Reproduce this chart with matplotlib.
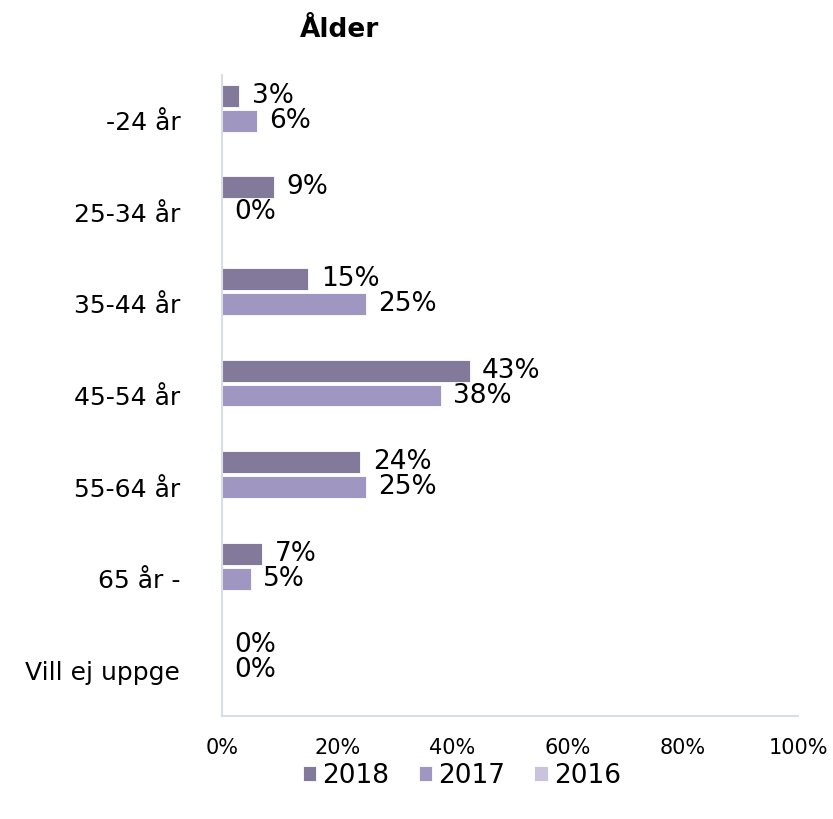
import matplotlib
matplotlib.use("Agg")
import matplotlib.pyplot as plt
import numpy as np

categories = ["-24 år", "25-34 år", "35-44 år", "45-54 år", "55-64 år", "65 år -", "Vill ej uppge"]
series_names = ["2018", "2017", "2016"]
values_2018 = [3, 9, 15, 43, 24, 7, 0]
values_2017 = [6, 0, 25, 38, 25, 5, 0]
values_2016 = [None, None, None, None, None, None, None]
colors = ["#837a9b", "#9f97c1", "#c9c4dc"]

plt.rcParams["font.family"] = ["DejaVu Sans"]

fig = plt.figure(figsize=(8.33, 8.19), dpi=100)
ax = fig.add_axes([222 / 833, 1 - 716 / 819, (798 - 222) / 833, (716 - 75) / 819])

y = np.arange(len(categories))
offsets = [-0.272, 0.0, 0.272]
bar_h = 0.24

for name, vals, off, col in zip(series_names, [values_2018, values_2017, values_2016], offsets, colors):
    drawn = [v if v is not None else 0 for v in vals]
    bars = ax.barh(y + off, drawn, height=bar_h, color=col, label=name,
                   edgecolor="white", linewidth=0.6)
    if all(v is None for v in vals):
        continue
    for b, v in zip(bars, vals):
        ax.annotate(f"{v}%", xy=(b.get_width(), b.get_y() + b.get_height() / 2),
                    xytext=(9, 0), textcoords="offset points",
                    ha="left", va="center", fontsize=19)

ax.set_xlim(0, 100)
ax.set_ylim(len(categories) - 0.5, -0.5)
ax.set_xticks([0, 20, 40, 60, 80, 100])
ax.set_xticklabels([f"{t}%" for t in [0, 20, 40, 60, 80, 100]], fontsize=15)
ax.set_yticks(y)
ax.set_yticklabels(categories, fontsize=18)
ax.tick_params(axis="both", length=0)
ax.tick_params(axis="x", pad=16)
ax.tick_params(axis="y", pad=30)

for side in ["top", "right"]:
    ax.spines[side].set_visible(False)
for side in ["left", "bottom"]:
    ax.spines[side].set_color("#d9dde6")
    ax.spines[side].set_linewidth(1.5)

fig.text(340 / 833, 1 - 30 / 819, "Ålder", ha="center", va="center",
         fontsize=19, fontweight="bold")

handles, labels = ax.get_legend_handles_labels()
fig.legend(handles, labels, loc="center", bbox_to_anchor=(462 / 833, 1 - 776 / 819),
           ncol=3, frameon=False, fontsize=19, handlelength=0.5, handleheight=0.5,
           handletextpad=0.25, columnspacing=1.1)

fig.savefig("out.png", dpi=100)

Written request: Quote every line word for word and keep the images out of the copy.

Task output:
Reproduce this chart with matplotlib.
import matplotlib
matplotlib.use("Agg")
import matplotlib.pyplot as plt
import numpy as np

categories = ["-24 år", "25-34 år", "35-44 år", "45-54 år", "55-64 år", "65 år -", "Vill ej uppge"]
series_names = ["2018", "2017", "2016"]
values_2018 = [3, 9, 15, 43, 24, 7, 0]
values_2017 = [6, 0, 25, 38, 25, 5, 0]
values_2016 = [None, None, None, None, None, None, None]
colors = ["#837a9b", "#9f97c1", "#c9c4dc"]

plt.rcParams["font.family"] = ["DejaVu Sans"]

fig = plt.figure(figsize=(8.33, 8.19), dpi=100)
ax = fig.add_axes([222 / 833, 1 - 716 / 819, (798 - 222) / 833, (716 - 75) / 819])

y = np.arange(len(categories))
offsets = [-0.272, 0.0, 0.272]
bar_h = 0.24

for name, vals, off, col in zip(series_names, [values_2018, values_2017, values_2016], offsets, colors):
    drawn = [v if v is not None else 0 for v in vals]
    bars = ax.barh(y + off, drawn, height=bar_h, color=col, label=name,
                   edgecolor="white", linewidth=0.6)
    if all(v is None for v in vals):
        continue
    for b, v in zip(bars, vals):
        ax.annotate(f"{v}%", xy=(b.get_width(), b.get_y() + b.get_height() / 2),
                    xytext=(9, 0), textcoords="offset points",
                    ha="left", va="center", fontsize=19)

ax.set_xlim(0, 100)
ax.set_ylim(len(categories) - 0.5, -0.5)
ax.set_xticks([0, 20, 40, 60, 80, 100])
ax.set_xticklabels([f"{t}%" for t in [0, 20, 40, 60, 80, 100]], fontsize=15)
ax.set_yticks(y)
ax.set_yticklabels(categories, fontsize=18)
ax.tick_params(axis="both", length=0)
ax.tick_params(axis="x", pad=16)
ax.tick_params(axis="y", pad=30)

for side in ["top", "right"]:
    ax.spines[side].set_visible(False)
for side in ["left", "bottom"]:
    ax.spines[side].set_color("#d9dde6")
    ax.spines[side].set_linewidth(1.5)

fig.text(340 / 833, 1 - 30 / 819, "Ålder", ha="center", va="center",
         fontsize=19, fontweight="bold")

handles, labels = ax.get_legend_handles_labels()
fig.legend(handles, labels, loc="center", bbox_to_anchor=(462 / 833, 1 - 776 / 819),
           ncol=3, frameon=False, fontsize=19, handlelength=0.5, handleheight=0.5,
           handletextpad=0.25, columnspacing=1.1)

fig.savefig("out.png", dpi=100)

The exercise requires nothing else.